With so much rock to see and so many places to explore it’s easy to feel pulled into many directions. Before I left though I was committed to seeing another classic Ethan Pringle problem Stand and Deliver V11. I finally made it up into the canyon. Stand and Deliver is one of the best problems of it’s grade that I’ve seen in America. The rock is down-right velvety. It’s got a fairly obvious start, a fairly flat landing, it’s not contrived and the quality of the rock is second to none. A four star problem in my opinion, one of only a few in the country I would say that about. It gave me a nice challenge, and I fell off the top a few times before coming up with a better sequence and getting it done on my last day.

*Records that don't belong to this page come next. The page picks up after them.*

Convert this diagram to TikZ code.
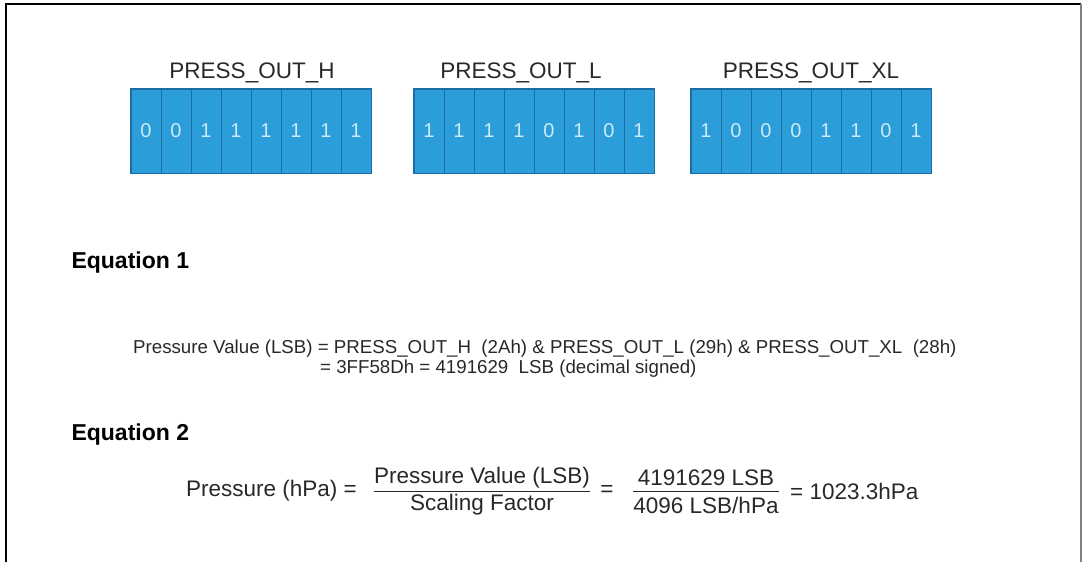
\documentclass[tikz,border=0pt]{standalone}
\usepackage{fontspec}
\setmainfont{Liberation Sans}
\usetikzlibrary{positioning}

\definecolor{bitfill}{RGB}{43,158,218}
\definecolor{bitedge}{RGB}{26,110,165}
\definecolor{bittext}{RGB}{205,234,248}
\definecolor{eqtext}{RGB}{40,40,40}

\begin{document}
\begin{tikzpicture}[x=1pt, y=-1pt,
	bit/.style = {draw=bitedge, fill=bitfill, text=bittext, line width=1pt,
		minimum width=30pt, minimum height=84pt, inner sep=0pt,
		font=\fontsize{20}{20}\selectfont},
	reg/.style = {font=\fontsize{22.5}{22.5}\selectfont, text=eqtext},
	head/.style = {anchor=west, font=\bfseries\fontsize{23}{23}\selectfont},
	eq/.style = {text=eqtext, inner sep=0pt, font=\fontsize{18.7}{18.7}\selectfont},
	frac/.style = {text=eqtext, inner sep=0pt, font=\fontsize{22.5}{22.5}\selectfont}]
\useasboundingbox (0,0) rectangle (1082,562);
% frame
\draw[line width=2pt] (6,562) -- (6,4) -- (1081,4);
\draw[gray, line width=1.5pt] (1081,4) -- (1081,562);

% registers
\foreach \b [count=\i] in {0,0,1,1,1,1,1,1}
	\node[bit] (h\i) at ({131+15+30*(\i-1)},131) {\b};
\foreach \b [count=\i] in {1,1,1,1,0,1,0,1}
	\node[bit] (l\i) at ({414+15+30*(\i-1)},131) {\b};
\foreach \b [count=\i] in {1,0,0,0,1,1,0,1}
	\node[bit] (x\i) at ({691+15+30*(\i-1)},131) {\b};
\draw[bitedge, line width=1.5pt] (h1.north west) rectangle (h8.south east);
\draw[bitedge, line width=1.5pt] (l1.north west) rectangle (l8.south east);
\draw[bitedge, line width=1.5pt] (x1.north west) rectangle (x8.south east);

\node[reg] (hname) at (252,73) {PRESS\_OUT\_H};
\node[reg] (lname) at (521,73) {PRESS\_OUT\_L};
\node[reg] (xname) at (811,73) {PRESS\_OUT\_XL};

% equation 1
\node[head] (eq1) at (68,263) {Equation 1};
\node[eq, anchor=west] (line1) at (133,349)
	{Pressure Value (LSB) = PRESS\_OUT\_H\ \ (2Ah) \& PRESS\_OUT\_L (29h) \& PRESS\_OUT\_XL\ \ (28h)};
\node[eq, anchor=west] (line2) at (320,369)
	{= 3FF58Dh = 4191629\ \ LSB (decimal signed)};

% equation 2
\node[head] (eq2) at (68,435) {Equation 2};
\node[frac, anchor=west] (press) at (186,491) {Pressure (hPa) =};
\node[frac] (num1) at (482,478) {Pressure Value (LSB)};
\node[frac] (den1) at (482,505) {Scaling Factor};
\node[frac] (eqs) at (607,491) {=};
\node[frac] (num2) at (706,478) {4191629 LSB};
\node[frac] (den2) at (706,505) {4096 LSB/hPa};
\node[frac, anchor=west] (result) at (790,491) {= 1023.3hPa};
\draw[eqtext, line width=1pt] (num1.west |- eqs) -- (num1.east |- eqs);
\draw[eqtext, line width=1pt] (den2.west |- eqs) -- (den2.east |- eqs);
\end{tikzpicture}
\end{document}
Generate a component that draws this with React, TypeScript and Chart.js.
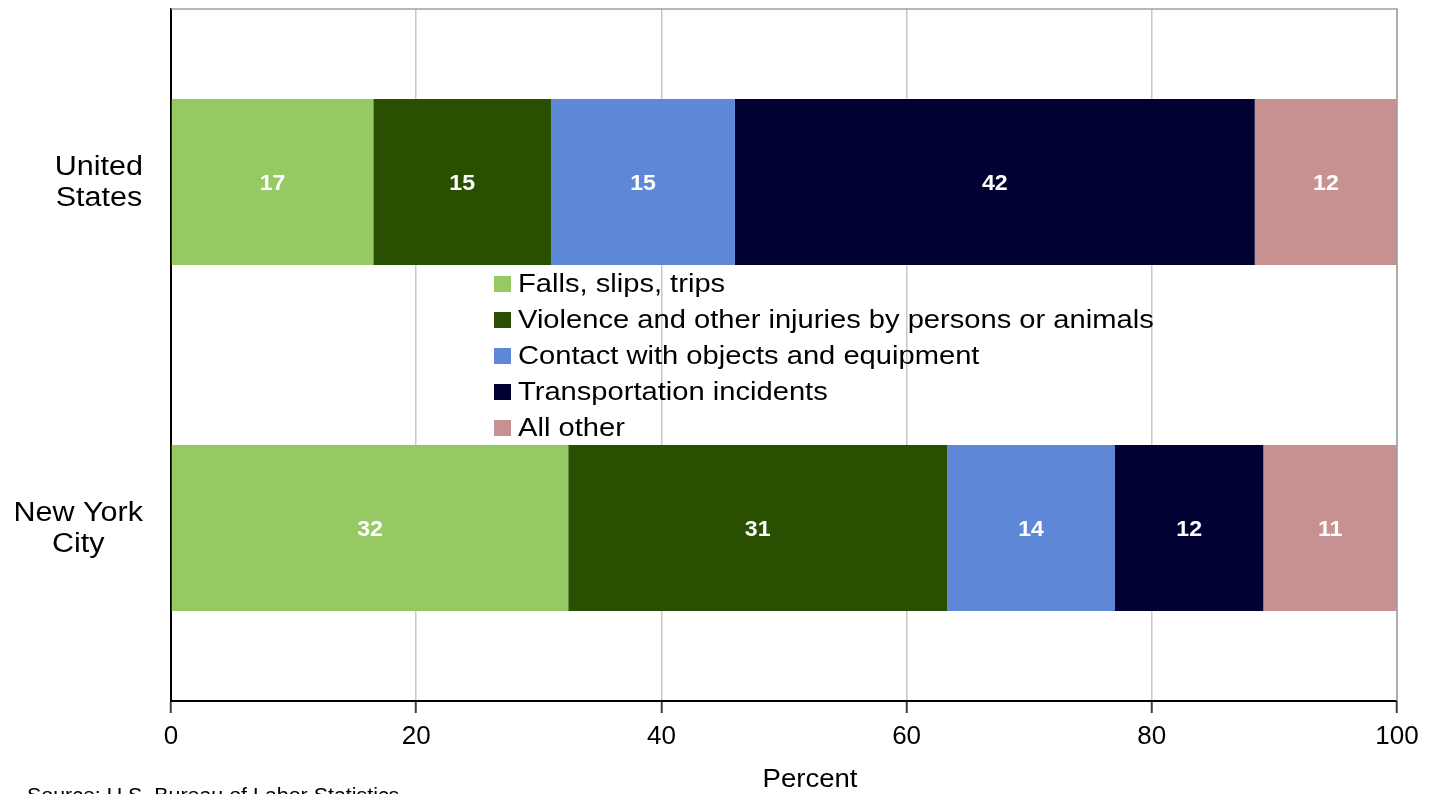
import React, { useEffect, useRef } from "react";
import { Chart, registerables } from "chart.js";

Chart.register(...registerables);

const categories = [["United", "States"], ["New York", "City"]];
const seriesNames = [
  "Falls, slips, trips",
  "Violence and other injuries by persons or animals",
  "Contact with objects and equipment",
  "Transportation incidents",
  "All other",
];
const falls = [16.5, 32.4];
const violence = [14.5, 30.9];
const contact = [15.0, 13.7];
const transportation = [42.4, 12.1];
const allOther = [11.6, 10.9];
const xTicks = [0, 20, 40, 60, 80, 100];
const xTitle = "Percent";
const sourceText = "Source: U.S. Bureau of Labor Statistics";

const colors = ["#96c864", "#285000", "#5f87d7", "#000032", "#c89191"];
const FONT = "'Liberation Sans', Arial, sans-serif";

function fillScaled(ctx: any, text: string, x: number, y: number, sx: number) {
  ctx.save();
  ctx.translate(x, y);
  ctx.scale(sx, 1);
  ctx.fillText(text, 0, 0);
  ctx.restore();
}

const customPlugin = {
  id: "custom",
  afterDatasetsDraw(chart: any) {
    const ctx = chart.ctx;
    ctx.save();
    ctx.fillStyle = "#ffffff";
    ctx.font = `bold 22px ${FONT}`;
    ctx.textAlign = "center";
    ctx.textBaseline = "middle";
    chart.data.datasets.forEach((ds: any, i: number) => {
      const meta = chart.getDatasetMeta(i);
      meta.data.forEach((el: any, j: number) => {
        const p = el.getProps(["x", "y", "base"], true);
        fillScaled(ctx, String(Math.round(ds.data[j])), (p.x + p.base) / 2, p.y + 2, 1.05);
      });
    });
    ctx.restore();
  },
  afterDraw(chart: any) {
    const ctx = chart.ctx;
    const area = chart.chartArea;
    const yScale = chart.scales.y;
    ctx.save();
    // top and right border
    ctx.strokeStyle = "#a0a0a0";
    ctx.lineWidth = 1.5;
    ctx.beginPath();
    ctx.moveTo(area.left, area.top);
    ctx.lineTo(area.right, area.top);
    ctx.lineTo(area.right, area.bottom);
    ctx.stroke();
    // category labels
    ctx.fillStyle = "#000000";
    ctx.font = `27px ${FONT}`;
    ctx.textAlign = "center";
    ctx.textBaseline = "middle";
    const catSx = 1.13;
    categories.forEach((lines, i) => {
      const cy = yScale.getPixelForValue(i) + 1;
      const maxW = Math.max(...lines.map((l) => ctx.measureText(l).width)) * catSx;
      const cx = 143 - maxW / 2;
      const lh = 31;
      const y0 = cy - ((lines.length - 1) * lh) / 2;
      lines.forEach((l, k) => fillScaled(ctx, l, cx, y0 + k * lh, catSx));
    });
    // legend
    ctx.font = `25px ${FONT}`;
    ctx.textAlign = "left";
    seriesNames.forEach((name, i) => {
      const y = 284 + i * 36;
      ctx.fillStyle = colors[i];
      ctx.fillRect(494, y - 8, 17, 16);
      ctx.fillStyle = "#000000";
      fillScaled(ctx, name, 518, y + 1, 1.165);
    });
    // axis title
    ctx.font = `25px ${FONT}`;
    ctx.textAlign = "center";
    fillScaled(ctx, xTitle, 810, 780, 1.1);
    // source
    ctx.font = `20px ${FONT}`;
    ctx.textAlign = "left";
    ctx.textBaseline = "top";
    fillScaled(ctx, sourceText, 27, 786, 1.07);
    ctx.restore();
  },
};

export default function App() {
  const ref = useRef<HTMLCanvasElement>(null);
  useEffect(() => {
    const ds = [falls, violence, contact, transportation, allOther].map((d, i) => ({
      label: seriesNames[i],
      data: d,
      backgroundColor: colors[i],
      borderWidth: 0,
      barPercentage: 0.48,
      categoryPercentage: 1,
    }));
    const chart = new Chart(ref.current!, {
      type: "bar",
      data: { labels: categories.map((c) => c.join(" ")), datasets: ds },
      options: {
        indexAxis: "y",
        animation: false,
        responsive: false,
        devicePixelRatio: 1,
        layout: { padding: { left: 0, right: 39, top: 9, bottom: 0 } },
        plugins: { legend: { display: false }, tooltip: { enabled: false }, title: { display: false } },
        scales: {
          x: {
            stacked: true,
            min: 0,
            max: 100,
            afterBuildTicks: (scale: any) => {
              scale.ticks = xTicks.map((v) => ({ value: v }));
            },
            afterFit: (scale: any) => {
              scale.height = 93;
            },
            grid: {
              color: "#c8c8c8",
              lineWidth: 1.5,
              tickLength: 12,
              tickColor: "#404040",
              tickWidth: 2,
            },
            border: { color: "#000000", width: 2 },
            ticks: {
              color: "#000000",
              font: { family: FONT, size: 26 },
              padding: 8,
              maxRotation: 0,
            },
          },
          y: {
            stacked: true,
            afterFit: (scale: any) => {
              scale.width = 171;
            },
            grid: { display: false },
            border: { color: "#000000", width: 2 },
            ticks: { display: false },
          },
        },
      },
      plugins: [customPlugin],
    });
    return () => chart.destroy();
  }, []);
  return (
    <div style={{ position: "fixed", left: 0, top: 0, width: 1436, height: 794, background: "#fff" }}>
      <canvas ref={ref} width={1436} height={794} style={{ display: "block" }} />
    </div>
  );
}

While Las Vegas itself is a strange place, the bouldering in Red Rocks is obviously top notch. I’m thrilled to have had the chance to spend a few weeks there, watching the wild burros, visiting Death Valley on a rest day, walking The Strip, and bouldering my heart out. I climbed with so many people it would ridiculous to list them all, but each one was it’s own unique experience. It was great to reconnect with some old friends, makes some new ones, and feel, even if for a moment, the sometimes the weight of my current responsibilities had lifted. I look forward to heading back soon, if I can ever pull myself away from the demands of school and trying to develop more amazing rock closer to home. W3rd!